Breadcrumbs and Treasure
North blades, McGhee explains, were made to trade. “Basically, they’re raw and unfinished, predominantly heat-treated and made from chert. They come out of the Woodland period and the Hopewell culture, and those people worked them into other kinds of smaller arrowheads.”
Find one; hope for many. “Just a minimal amount of research shows the presence of North blades indicates a possible cache,” he continues. “Nothing is guaranteed, but they’re commonly found in caches because the Indians stockpiled them for trade.”
As the months rolled by, McGhee kept his powder dry, giving the field ample time for clods to diminish and dirt particles to erode in spring rains. By June 12, with the field on the cusp of late soybean planting, McGhee was bucking and jumping, anxious to see if the breadcrumbs led to treasure.

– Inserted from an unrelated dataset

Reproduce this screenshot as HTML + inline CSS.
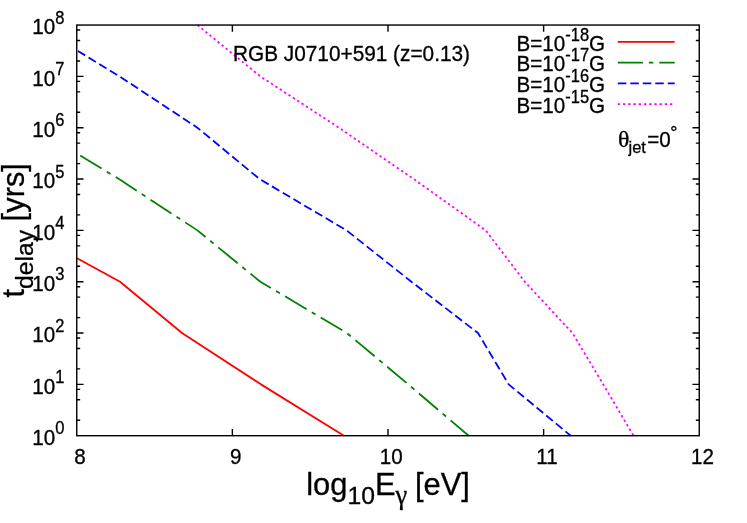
<!DOCTYPE html>
<html><head><meta charset="utf-8"><title>plot</title>
<style>html,body{margin:0;padding:0;background:#fff;}svg{display:block;will-change:transform;}text{font-family:"Liberation Sans",sans-serif;fill:#000;stroke:#000;stroke-width:0.3px;}.sym{font-family:"Liberation Serif",serif;}</style>
</head><body>
<svg width="747" height="523" viewBox="0 0 747 523">
<rect x="0" y="0" width="747" height="523" fill="#fff"/>
<g fill="none" stroke-width="1.78" stroke-linejoin="round" stroke-linecap="butt">
<polyline points="77.07,258.20 120.04,281.71 182.01,333.04 260.95,384.37 343.94,435.70" stroke="#ff0000"/>
<polyline points="80.18,155.53 118.95,179.04 197.42,230.38 260.33,281.71 346.90,333.04 408.24,384.37 468.65,435.70" stroke="#008000" stroke-dasharray="25.1 6.0 4.4 6.0"/>
<polyline points="77.30,50.56 119.57,76.38 197.42,127.71 259.55,179.04 346.58,230.38 411.36,281.71 477.99,333.04 508.67,384.37 570.64,435.70" stroke="#0000ff" stroke-dasharray="8.55 3.93" stroke-dashoffset="-0.7"/>
<polyline points="197.42,25.05 260.33,76.38 338.95,127.71 413.69,179.04 485.78,230.38 524.70,281.71 572.50,333.04 603.18,384.37 633.54,435.70" stroke="#ff00ff" stroke-dasharray="2.35 2.8684"/>
</g>
<g fill="none" stroke-width="1.78">
<line x1="617.8" y1="41.85" x2="674.7" y2="41.85" stroke="#ff0000"/>
<line x1="617.8" y1="62.65" x2="674.7" y2="62.65" stroke="#008000" stroke-dasharray="25.1 6.0 4.4 6.0"/>
<line x1="617.8" y1="83.4" x2="674.7" y2="83.4" stroke="#0000ff" stroke-dasharray="8.55 3.93"/>
<line x1="617.8" y1="104.15" x2="674.7" y2="104.15" stroke="#ff00ff" stroke-dasharray="2.35 2.8684"/>
</g>
<path d="M76.75 420.25L80.15 420.25M699.25 420.25L695.85 420.25M76.75 399.82L80.15 399.82M699.25 399.82L695.85 399.82M76.75 389.34L80.15 389.34M699.25 389.34L695.85 389.34M76.75 384.37L83.55 384.37M699.25 384.37L692.45 384.37M76.75 368.92L80.15 368.92M699.25 368.92L695.85 368.92M76.75 348.49L80.15 348.49M699.25 348.49L695.85 348.49M76.75 338.01L80.15 338.01M699.25 338.01L695.85 338.01M76.75 333.04L83.55 333.04M699.25 333.04L692.45 333.04M76.75 317.59L80.15 317.59M699.25 317.59L695.85 317.59M76.75 297.16L80.15 297.16M699.25 297.16L695.85 297.16M76.75 286.68L80.15 286.68M699.25 286.68L695.85 286.68M76.75 281.71L83.55 281.71M699.25 281.71L692.45 281.71M76.75 266.25L80.15 266.25M699.25 266.25L695.85 266.25M76.75 245.83L80.15 245.83M699.25 245.83L695.85 245.83M76.75 235.35L80.15 235.35M699.25 235.35L695.85 235.35M76.75 230.38L83.55 230.38M699.25 230.38L692.45 230.38M76.75 214.92L80.15 214.92M699.25 214.92L695.85 214.92M76.75 194.50L80.15 194.50M699.25 194.50L695.85 194.50M76.75 184.02L80.15 184.02M699.25 184.02L695.85 184.02M76.75 179.04L83.55 179.04M699.25 179.04L692.45 179.04M76.75 163.59L80.15 163.59M699.25 163.59L695.85 163.59M76.75 143.16L80.15 143.16M699.25 143.16L695.85 143.16M76.75 132.69L80.15 132.69M699.25 132.69L695.85 132.69M76.75 127.71L83.55 127.71M699.25 127.71L692.45 127.71M76.75 112.26L80.15 112.26M699.25 112.26L695.85 112.26M76.75 91.83L80.15 91.83M699.25 91.83L695.85 91.83M76.75 81.36L80.15 81.36M699.25 81.36L695.85 81.36M76.75 76.38L83.55 76.38M699.25 76.38L692.45 76.38M76.75 60.93L80.15 60.93M699.25 60.93L695.85 60.93M76.75 40.50L80.15 40.50M699.25 40.50L695.85 40.50M76.75 30.02L80.15 30.02M699.25 30.02L695.85 30.02M232.38 435.70L232.38 428.90M232.38 25.05L232.38 31.85M388.00 435.70L388.00 428.90M388.00 25.05L388.00 31.85M543.62 435.70L543.62 428.90M543.62 25.05L543.62 31.85" stroke="#000" stroke-width="1.4" fill="none"/>
<rect x="76.75" y="25.05" width="622.5" height="410.65" fill="none" stroke="#000" stroke-width="1.4"/>
<text transform="translate(64.30,445.00) scale(1,1.07)" font-size="20.6" text-anchor="end">10<tspan dy="-10.09" font-size="16.5">0</tspan></text>
<text transform="translate(64.30,393.67) scale(1,1.07)" font-size="20.6" text-anchor="end">10<tspan dy="-10.09" font-size="16.5">1</tspan></text>
<text transform="translate(64.30,342.34) scale(1,1.07)" font-size="20.6" text-anchor="end">10<tspan dy="-10.09" font-size="16.5">2</tspan></text>
<text transform="translate(64.30,291.01) scale(1,1.07)" font-size="20.6" text-anchor="end">10<tspan dy="-10.09" font-size="16.5">3</tspan></text>
<text transform="translate(64.30,239.68) scale(1,1.07)" font-size="20.6" text-anchor="end">10<tspan dy="-10.09" font-size="16.5">4</tspan></text>
<text transform="translate(64.30,188.34) scale(1,1.07)" font-size="20.6" text-anchor="end">10<tspan dy="-10.09" font-size="16.5">5</tspan></text>
<text transform="translate(64.30,137.01) scale(1,1.07)" font-size="20.6" text-anchor="end">10<tspan dy="-10.09" font-size="16.5">6</tspan></text>
<text transform="translate(64.30,85.68) scale(1,1.07)" font-size="20.6" text-anchor="end">10<tspan dy="-10.09" font-size="16.5">7</tspan></text>
<text transform="translate(64.30,34.35) scale(1,1.07)" font-size="20.6" text-anchor="end">10<tspan dy="-10.09" font-size="16.5">8</tspan></text>
<text transform="translate(80.05,463.50) scale(1,1.07)" font-size="20.6" text-anchor="middle">8</text>
<text transform="translate(235.68,463.50) scale(1,1.07)" font-size="20.6" text-anchor="middle">9</text>
<text transform="translate(391.30,463.50) scale(1,1.07)" font-size="20.6" text-anchor="middle">10</text>
<text transform="translate(546.92,463.50) scale(1,1.07)" font-size="20.6" text-anchor="middle">11</text>
<text transform="translate(702.55,463.50) scale(1,1.07)" font-size="20.6" text-anchor="middle">12</text>
<text transform="translate(233.00,60.50) scale(1.01,1.07)" font-size="20.6">RGB J0710+591 (z=0.13)</text>
<text transform="translate(605.10,50.50) scale(1,1.07)" font-size="20.6" text-anchor="end">B=10<tspan dy="-9.35" font-size="16.5">-18</tspan><tspan dy="9.35" font-size="20.6">G</tspan></text>
<text transform="translate(605.10,71.25) scale(1,1.07)" font-size="20.6" text-anchor="end">B=10<tspan dy="-9.35" font-size="16.5">-17</tspan><tspan dy="9.35" font-size="20.6">G</tspan></text>
<text transform="translate(605.10,92.00) scale(1,1.07)" font-size="20.6" text-anchor="end">B=10<tspan dy="-9.35" font-size="16.5">-16</tspan><tspan dy="9.35" font-size="20.6">G</tspan></text>
<text transform="translate(605.10,112.70) scale(1,1.07)" font-size="20.6" text-anchor="end">B=10<tspan dy="-9.35" font-size="16.5">-15</tspan><tspan dy="9.35" font-size="20.6">G</tspan></text>
<text transform="translate(618.0,147.1) scale(1.15,1.07)" font-size="20.6" class="sym">θ</text>
<text transform="translate(628.50,152.90) scale(1,1.02)" font-size="16.5">jet</text>
<text transform="translate(647.20,147.10) scale(1,1.07)" font-size="20.6">=0</text>
<text transform="translate(670.20,138.80) scale(1,1.07)" font-size="18">°</text>
<text transform="translate(24.20,297.60) rotate(-90)" font-size="30.9">t<tspan dy="8.8" font-size="24.7">delay</tspan><tspan dy="-8.8"> [yrs]</tspan></text>
<text transform="translate(306.20,494.90)" font-size="30.9">log<tspan dy="8.8" font-size="24.7">10</tspan><tspan dy="-8.8">E</tspan><tspan dy="8.8" font-size="26.5" class="sym">γ</tspan><tspan dy="-8.8" dx="-0.8"> [eV]</tspan></text>
</svg>
</body></html>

In the weeks before June opportunity, his ear was already on the ground. “It’s the law of attraction and you gotta believe it,” McGhee insists. “I always visualize what I’m going to find. Think of the time period and type, and where those pieces should be—and get ready. Sometimes a piece will be sticking out of a row or bank, just how I saw it. I don’t know how the brain does it, but all I can say is that it works.”
X-ray vision.
The Blood Cache
On June 12, McGhee walked back in the 100-acre field on an overcast day, covering the higher elevation first, intentionally leaving the sloped area for his last passes, hoping he’d picked the right window of time. “I knew a cache was out there, but there’s no controlling when the elements are right for surface exposure. But I was ready in my mind all the same.”
Several hours later, McGhee made his move toward the location of the initial North blade find, and to his astonishment, in the precise spot where he stood in February, another North blade peeked out of the dirt. He knelt for a closer look, but didn’t dare touch the tool. Soaking in the moment, his eyes suddenly caught the contrast of another blade, feet away to the right. And then another. Three. All in plain sight.

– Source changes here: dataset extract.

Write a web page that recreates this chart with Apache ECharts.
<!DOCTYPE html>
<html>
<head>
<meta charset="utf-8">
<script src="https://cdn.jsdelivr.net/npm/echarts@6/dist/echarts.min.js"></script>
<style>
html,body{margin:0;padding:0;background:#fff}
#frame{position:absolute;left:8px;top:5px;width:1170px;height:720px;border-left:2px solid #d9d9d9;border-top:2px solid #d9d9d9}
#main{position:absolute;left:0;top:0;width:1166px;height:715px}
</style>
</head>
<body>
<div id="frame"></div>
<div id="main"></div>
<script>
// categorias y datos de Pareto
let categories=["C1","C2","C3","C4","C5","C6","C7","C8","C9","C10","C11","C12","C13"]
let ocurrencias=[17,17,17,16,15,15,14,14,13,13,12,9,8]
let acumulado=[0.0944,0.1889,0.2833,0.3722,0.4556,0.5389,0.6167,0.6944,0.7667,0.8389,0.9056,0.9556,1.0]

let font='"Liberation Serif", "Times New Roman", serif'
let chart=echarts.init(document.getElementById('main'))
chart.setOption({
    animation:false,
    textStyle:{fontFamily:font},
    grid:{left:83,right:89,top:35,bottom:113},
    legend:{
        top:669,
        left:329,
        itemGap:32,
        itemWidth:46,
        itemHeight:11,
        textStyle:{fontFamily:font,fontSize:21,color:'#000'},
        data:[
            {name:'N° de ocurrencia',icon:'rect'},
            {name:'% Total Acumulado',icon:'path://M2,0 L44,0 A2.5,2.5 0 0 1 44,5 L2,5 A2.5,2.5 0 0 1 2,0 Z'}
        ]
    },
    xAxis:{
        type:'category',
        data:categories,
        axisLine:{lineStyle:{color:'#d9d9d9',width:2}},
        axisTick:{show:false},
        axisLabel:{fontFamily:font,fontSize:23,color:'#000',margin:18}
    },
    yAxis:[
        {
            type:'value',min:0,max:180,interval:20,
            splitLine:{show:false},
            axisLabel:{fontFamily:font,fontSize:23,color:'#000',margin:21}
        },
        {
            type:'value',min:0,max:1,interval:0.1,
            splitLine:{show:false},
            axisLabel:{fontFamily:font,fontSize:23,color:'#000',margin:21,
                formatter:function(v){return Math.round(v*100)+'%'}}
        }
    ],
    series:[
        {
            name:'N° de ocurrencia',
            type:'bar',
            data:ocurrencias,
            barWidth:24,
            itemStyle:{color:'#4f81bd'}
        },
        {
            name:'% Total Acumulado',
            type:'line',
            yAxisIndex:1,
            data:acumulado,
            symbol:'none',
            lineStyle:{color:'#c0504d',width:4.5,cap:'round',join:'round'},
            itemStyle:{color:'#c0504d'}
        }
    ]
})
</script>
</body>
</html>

Indisputably, a North blade cache. He eased the three worked stones from the soil, possibly their first human touch since a Native American knapped the blades roughly 2,000 years in the past—parallel to the time of Christ.
Mind reeling, McGhee was on the cusp of major discovery. He pulled his only extraction tool on hand, a Kershaw pocketknife, and began scraping and digging. Roughly 4” later, he struck history as a massive North blade horde spilled from Missouri dirt. “My senses went crazy. The more I dug, the more I found.”
One after the other, the leaf-shaped blades emerged from the earth, both intact and broken due to disk contact. McGhee’s ungloved fingers caught the edges, dripping blood onto the cache. The wounds were welcome.
Head over heels, McGhee fell into a time warp. “It was like an out of body experience. I was seriously afraid I’d pass out. When I realized there were more blades than I could count in that moment, my adrenaline started pumping wild. My skin started to tingle and my face went numb. My speech slurred and it was hard to breathe. I’ve never, never felt anything close to that sensation in my life.”
“It felt like my body was racing at 200 miles per hour and everything was a blur,” he adds. “I’d dreamed of finding a big cache many times, but when it happened it was a million miles past my expectations.”
McGhee dug for over an hour, pulling out 40-plus blades. He returned several times over the next week and found more, bringing the cache total to 51 North blades.
Based on the location, and the lack of percussion flakes or hammer stones within immediate proximity, McGhee believes the cache was transported to its present location, close to the water’s edge, for trade access.
“It’s just opinion, but considering the shallow dirt, I think the river came up and silted the stockpile. Basically, a flood or high water took the cache. Maybe the Indians then left the area and the cache was lost for the next few thousand years. It was a high-value cache to whoever lost it.”
No doubt in McGhee’s mind: The field holds more secrets. “There’s another cache out here. Doesn’t mean I can find it, but it’s here. I feel it.”
Secrets Yet to Uncover
In his younger years, McGhee’s sleep patterns consistently were laced with arrowheads. Walking a river, kneeling in a row, finding an exquisite tool—always repeated in nightly dreams. “I still have a reoccurring one where I find an 18” spearpoint,” he says, “but I don’t dream about arrowheads as much now because my dreams have become reality.”
Running his hands across the contours and flake marks of the awesome North blade cache, McGhee is filled with boyhood fascination. He’s ready to hunt again. “The cache is precious. I’m just grateful to have had the opportunity to find and preserve it. It proves to people these artifacts are still out there on farmland. They can still be found.”